TRIBUNNEWS.COM, JAKARTA - Pertemuan Presiden Amerika Serikat Donald Trump dan Pemimpin Korea Utara Kim Jong Un telah berlangsung di Singapura, Selasa (12/6/2018) kemarin.
Pertemuan bersejarah dua pria paling berpengaruh di dunia ini memang berdampak besar pada masa depan perang nuklir di seluruh dunia.
Terkait pertemuan tersebut, Guru Besar Hukum Internasional Universitas Indonesia (UI), Hikmahanto Juwana akan mencermati kesepakatan Trump dan Kim Jong Un.
Trump dan Kim telah membuat joint Statement yang terdiri dari empat poin dalam pertemuannya di Singapura.

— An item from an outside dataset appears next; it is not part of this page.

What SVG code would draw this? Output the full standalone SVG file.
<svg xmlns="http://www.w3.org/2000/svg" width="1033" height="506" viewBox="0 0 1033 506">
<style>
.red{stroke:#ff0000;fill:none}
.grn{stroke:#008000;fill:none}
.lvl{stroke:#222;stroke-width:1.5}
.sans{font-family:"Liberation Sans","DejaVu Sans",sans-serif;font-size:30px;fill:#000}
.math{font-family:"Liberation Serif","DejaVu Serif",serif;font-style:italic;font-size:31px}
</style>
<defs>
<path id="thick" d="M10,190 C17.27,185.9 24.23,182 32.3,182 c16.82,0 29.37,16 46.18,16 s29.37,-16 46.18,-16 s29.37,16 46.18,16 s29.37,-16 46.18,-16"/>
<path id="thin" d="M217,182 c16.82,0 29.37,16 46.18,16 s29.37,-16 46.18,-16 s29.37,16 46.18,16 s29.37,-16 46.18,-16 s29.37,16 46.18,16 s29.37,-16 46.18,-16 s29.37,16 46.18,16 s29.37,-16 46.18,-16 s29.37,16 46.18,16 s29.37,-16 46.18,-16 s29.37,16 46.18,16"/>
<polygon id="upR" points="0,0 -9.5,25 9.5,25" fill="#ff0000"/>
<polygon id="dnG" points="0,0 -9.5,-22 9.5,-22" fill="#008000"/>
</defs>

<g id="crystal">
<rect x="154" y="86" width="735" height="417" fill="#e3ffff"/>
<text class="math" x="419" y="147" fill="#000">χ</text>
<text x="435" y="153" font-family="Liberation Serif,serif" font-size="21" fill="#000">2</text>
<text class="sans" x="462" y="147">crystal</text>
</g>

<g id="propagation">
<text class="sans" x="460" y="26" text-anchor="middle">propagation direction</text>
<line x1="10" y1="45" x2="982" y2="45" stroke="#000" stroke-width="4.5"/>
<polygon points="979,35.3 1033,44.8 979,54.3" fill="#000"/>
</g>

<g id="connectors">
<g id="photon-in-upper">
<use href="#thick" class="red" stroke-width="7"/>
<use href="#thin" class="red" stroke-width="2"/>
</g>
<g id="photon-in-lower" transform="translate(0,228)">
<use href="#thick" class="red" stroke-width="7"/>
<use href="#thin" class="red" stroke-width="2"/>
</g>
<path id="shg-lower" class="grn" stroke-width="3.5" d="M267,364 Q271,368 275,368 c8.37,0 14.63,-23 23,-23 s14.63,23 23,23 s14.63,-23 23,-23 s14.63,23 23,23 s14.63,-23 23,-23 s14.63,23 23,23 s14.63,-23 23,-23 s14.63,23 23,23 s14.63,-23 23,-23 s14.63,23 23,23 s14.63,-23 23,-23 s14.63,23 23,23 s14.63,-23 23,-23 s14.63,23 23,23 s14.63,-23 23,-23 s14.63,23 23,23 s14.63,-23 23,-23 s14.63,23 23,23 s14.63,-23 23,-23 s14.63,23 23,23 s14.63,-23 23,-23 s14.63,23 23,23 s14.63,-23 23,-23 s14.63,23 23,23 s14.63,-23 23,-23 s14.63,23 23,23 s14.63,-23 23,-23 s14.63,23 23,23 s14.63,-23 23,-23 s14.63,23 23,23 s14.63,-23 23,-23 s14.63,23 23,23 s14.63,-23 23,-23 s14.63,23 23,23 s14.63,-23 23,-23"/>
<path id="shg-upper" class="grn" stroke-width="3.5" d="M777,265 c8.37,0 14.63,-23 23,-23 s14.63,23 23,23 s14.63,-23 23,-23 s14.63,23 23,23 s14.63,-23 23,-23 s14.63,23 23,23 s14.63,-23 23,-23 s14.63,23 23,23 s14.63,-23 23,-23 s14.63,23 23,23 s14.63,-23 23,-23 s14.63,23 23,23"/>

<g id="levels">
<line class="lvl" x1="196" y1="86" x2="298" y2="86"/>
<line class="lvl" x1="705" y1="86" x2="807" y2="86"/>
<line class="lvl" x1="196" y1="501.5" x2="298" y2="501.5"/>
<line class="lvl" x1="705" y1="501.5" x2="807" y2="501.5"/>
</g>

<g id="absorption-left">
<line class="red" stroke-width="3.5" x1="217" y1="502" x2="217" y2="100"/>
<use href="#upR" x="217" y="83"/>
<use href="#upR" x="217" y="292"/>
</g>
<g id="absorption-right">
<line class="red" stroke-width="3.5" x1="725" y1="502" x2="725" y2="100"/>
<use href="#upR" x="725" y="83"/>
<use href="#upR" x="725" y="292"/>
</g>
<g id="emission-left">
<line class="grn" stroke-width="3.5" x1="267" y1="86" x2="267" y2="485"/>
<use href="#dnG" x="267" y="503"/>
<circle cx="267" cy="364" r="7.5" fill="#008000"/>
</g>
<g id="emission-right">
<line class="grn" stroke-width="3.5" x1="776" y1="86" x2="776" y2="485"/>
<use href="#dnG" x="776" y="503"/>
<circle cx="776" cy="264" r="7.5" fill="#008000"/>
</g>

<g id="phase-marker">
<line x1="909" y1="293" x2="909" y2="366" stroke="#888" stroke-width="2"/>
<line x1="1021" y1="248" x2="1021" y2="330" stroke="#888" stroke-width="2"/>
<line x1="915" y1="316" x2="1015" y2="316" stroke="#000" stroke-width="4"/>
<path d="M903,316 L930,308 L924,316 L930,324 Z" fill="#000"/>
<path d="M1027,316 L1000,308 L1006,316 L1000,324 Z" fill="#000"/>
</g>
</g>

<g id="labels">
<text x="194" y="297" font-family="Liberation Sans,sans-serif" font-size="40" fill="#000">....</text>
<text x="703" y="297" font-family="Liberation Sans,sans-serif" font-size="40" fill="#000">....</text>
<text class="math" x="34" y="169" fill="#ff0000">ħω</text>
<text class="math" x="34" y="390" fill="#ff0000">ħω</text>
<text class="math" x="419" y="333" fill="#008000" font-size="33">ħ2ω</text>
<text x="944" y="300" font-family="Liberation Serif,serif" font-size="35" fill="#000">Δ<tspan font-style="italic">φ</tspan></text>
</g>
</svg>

Sebagaimana telah diduga pernyataan bersama tersebut masih bersifat umum dan kedua pemimpin sepakat untuk menindak-lanjuti secara teknis. Menlu AS Michael Pompeo dan pejabat tinggi dari Korut akan segera melakukan pembicaraan.
Masyarakat internasional perlu bersyukur pertemuan Trump-Kim berjalan positif dan memberi suatu harapan bagi perdamian abadi di semenanjung Korea.

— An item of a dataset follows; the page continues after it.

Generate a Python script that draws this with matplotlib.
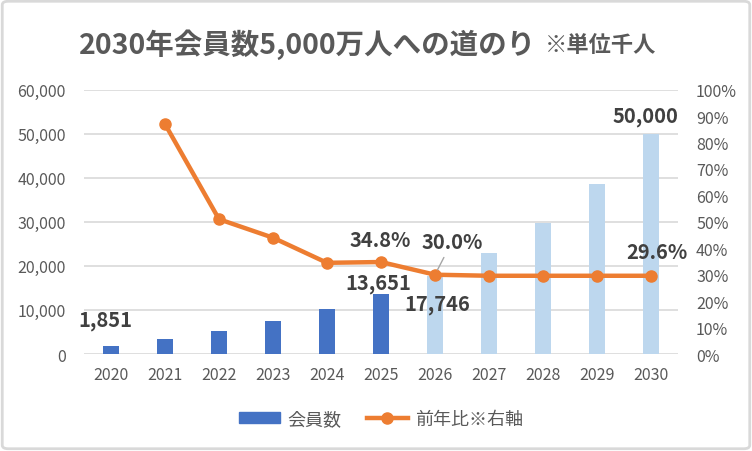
import numpy as np
import matplotlib
matplotlib.use('Agg')
import matplotlib.pyplot as plt
from matplotlib.patches import FancyBboxPatch, Patch
from matplotlib.lines import Line2D
from matplotlib.ticker import FuncFormatter, MultipleLocator

plt.rcParams['font.family'] = ['Noto Sans CJK JP', 'DejaVu Sans']

# data (thousand members / year-over-year growth)
years = ['2020', '2021', '2022', '2023', '2024', '2025', '2026', '2027', '2028', '2029', '2030']
members = [1851, 3461, 5226, 7526, 10122, 13651, 17746, 23000, 29808, 38631, 50000]
growth = [np.nan, 0.87, 0.51, 0.44, 0.345, 0.348, 0.300, 0.296, 0.296, 0.296, 0.296]
actual_years = 6  # 2020-2025 are actual, rest are targets

title_main = '2030年会員数5,000万人への道のり'
title_note = '※単位千人'

dark_blue = '#4472C4'
light_blue = '#BDD7EE'
orange = '#ED7D31'
text_gray = '#595959'
label_gray = '#404040'

fig = plt.figure(figsize=(7.52, 4.52), dpi=100)
ax = fig.add_axes([84 / 752, 1 - 355 / 452, 594 / 752, 264.3 / 452])
ax2 = ax.twinx()

x = np.arange(len(years))
colors = [dark_blue if i < actual_years else light_blue for i in range(len(years))]
ax.bar(x, members, width=0.29, color=colors, zorder=2)

ax.set_xlim(-0.5, len(years) - 0.5)
ax.set_ylim(0, 60000)
ax.yaxis.set_major_locator(MultipleLocator(10000))
ax.yaxis.set_major_formatter(FuncFormatter(lambda v, p: f'{int(v):,}'))
ax.grid(axis='y', color='#D9D9D9', lw=1.2, zorder=0)
ax.set_axisbelow(True)
ax.set_xticks(x)
ax.set_xticklabels(years)
ax.tick_params(axis='both', length=0, colors=text_gray, labelsize=11.5)
ax.tick_params(axis='y', pad=13)
ax.tick_params(axis='x', pad=9)
for s in ax.spines.values():
    s.set_visible(False)

ax2.plot(x, growth, color=orange, lw=3.2, marker='o', markersize=8, zorder=3)
ax2.set_ylim(0, 1.0)
ax2.yaxis.set_major_locator(MultipleLocator(0.1))
ax2.yaxis.set_major_formatter(FuncFormatter(lambda v, p: f'{v * 100:.0f}%'))
ax2.tick_params(axis='y', length=0, colors=text_gray, labelsize=11.5, pad=13)
for s in ax2.spines.values():
    s.set_visible(False)

lab = dict(fontsize=14.5, fontweight='bold', color=label_gray, ha='center', va='center',
           textcoords='offset pixels')
ax.annotate(f'{members[0]:,}', xy=(0, members[0]), xytext=(-6, 26), **lab)
ax.annotate(f'{members[5]:,}', xy=(5, members[5]), xytext=(-3, 11), **lab)
ax.annotate(f'{members[6]:,}', xy=(6, members[6]), xytext=(2, -28), **lab)
ax.annotate(f'{members[10]:,}', xy=(10, members[10]), xytext=(-6, 18), **lab)
ax2.annotate(f'{growth[5] * 100:.1f}%', xy=(5, growth[5]), xytext=(-1, 23), **lab)
ax2.annotate(f'{growth[6] * 100:.1f}%', xy=(6, growth[6]), xytext=(17, 33),
             arrowprops=dict(arrowstyle='-', color='#A6A6A6', lw=1, shrinkA=2, shrinkB=4), **lab)
ax2.annotate(f'{growth[10] * 100:.1f}%', xy=(10, growth[10]), xytext=(6, 24), **lab)

fig.text(536 / 752, 1 - 45 / 452, title_main, ha='right', va='center',
         fontsize=20.5, fontweight='bold', color=text_gray)
fig.text(545 / 752, 1 - 46 / 452, title_note, ha='left', va='center',
         fontsize=16, fontweight='bold', color=text_gray)

handles = [Patch(color=dark_blue),
           Line2D([0], [0], color=orange, lw=3.2, marker='o', markersize=8)]
fig.legend(handles, ['会員数', '前年比※右軸'], loc='center', ncol=2, frameon=False,
           bbox_to_anchor=(381 / 752, 1 - 420 / 452), fontsize=13,
           handlelength=2.3, handleheight=0.6, columnspacing=1.4, handletextpad=0.4,
           labelcolor=text_gray)

fig.patches.append(FancyBboxPatch((0.003, 0.005), 0.994, 0.99,
                                  boxstyle='round,pad=0,rounding_size=0.008',
                                  transform=fig.transFigure, fill=False,
                                  edgecolor='#D9D9D9', lw=2))

fig.savefig('out.png', dpi=100)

Hanya saja, menurut Hikmahanto, dunia tidak seharusnya larut dalam kegembiraan.
Karena masih ada sejumlah langkah yang harus dilakukan agar denuklirisasi di Korut terwujud dan bukannya tidak mungkin berbagai rintangan harus dihadapi.
Rintangan pertama, dia melihat, adalah berkaitan dengan perilaku Trump.
Ini mengingat pasca pertemuan bersejarah di Singapura itu, Trump merasa dirinya keluar sebagai pemenang perang.
"Perilaku seperti ini akan memprovokasi Kim, bahkan rakyat Korut, untuk bereaksi negatif dan berdampak pada perundingan teknis," ujar Himahanto kepada Tribunnews.com, Kamis (14/6/2018).
Kedua, dunia perlu memperhatikan situasi politik dalam negeri di Korut.
Karena bila ada loyalis orang tua dan kakek Kim yang kecewa dengan hasil pertemuan, maka menjadi pertanyaan apakah mereka tidak akan melakukan kudeta atas kepemimpinan Kim?
Selain itu bila kudeta terjadi lagi-lagi ini akan berdampak pada pertemuan teknis.